Kenya’s Supreme Court on Friday nullified President Uhuru Kenyatta’s election win, citing irregularities, and ordered a new poll within 60 days, an unprecedented move in Africa where governments often hold sway over judges.
According to what Reuters reported, the ruling, broadcast to a stunned nation on television, sets up a new race between Kenyatta, 55, and veteran opponent Raila Odinga, 72.
Kenyatta called for calm and respect for the ruling and said he would run again in a televised speech. But he later struck a more combative note, criticizing the court for ignoring the will of the people and dismissing the chief justice’s colleagues as “wakora” (crooks).
In Odinga’s western heartland, cheering supporters paraded through the streets chanting and waving tree branches.
A row over a 2007 poll, which Odinga challenged after being declared loser, was followed by weeks of ethnic bloodshed that killed more than 1,200 people. Kenya’s economy, the biggest in the region, slid into recession and neighboring economies wobbled.
Chief Justice David Maraga announced the Supreme Court’s verdict that was backed by four of the six judges, saying the declaration of Kenyatta’s victory was “invalid, null and void”. Details of the ruling will be released within 21 days.
In the court room, a grinning Odinga pumped his fist in the air. Outside, shares plummeted on the Nairobi bourse amid the uncertainty, while Kenyatta’s supporters grumbled. But the mood on the streets of the capital was jubilant rather than angry.

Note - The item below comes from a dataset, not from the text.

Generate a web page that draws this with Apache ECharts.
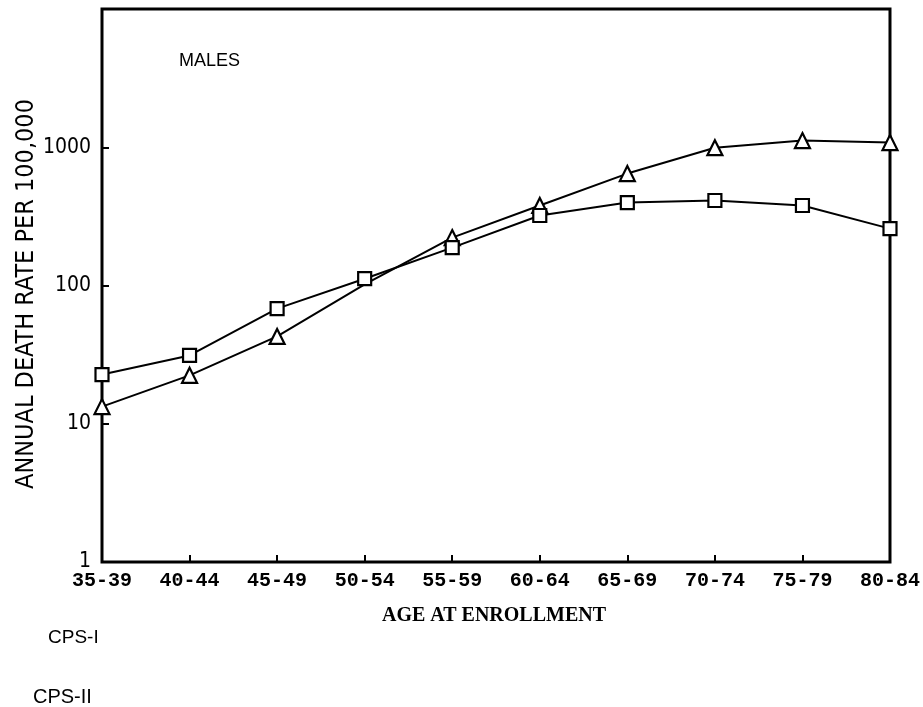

Judges said they found no misconduct by Kenyatta but said the election board “failed, neglected or refused to conduct the presidential election in a manner consistent with the dictates of the constitution.”
Official results had given Kenyatta 54.3 percent of the vote, compared to Odinga’s 44.7 percent, a lead of 1.4 million votes. Kenyatta’s ruling party also swept the legislature. Those results triggered angry protests and at least 28 people died in the police clamp-down that followed.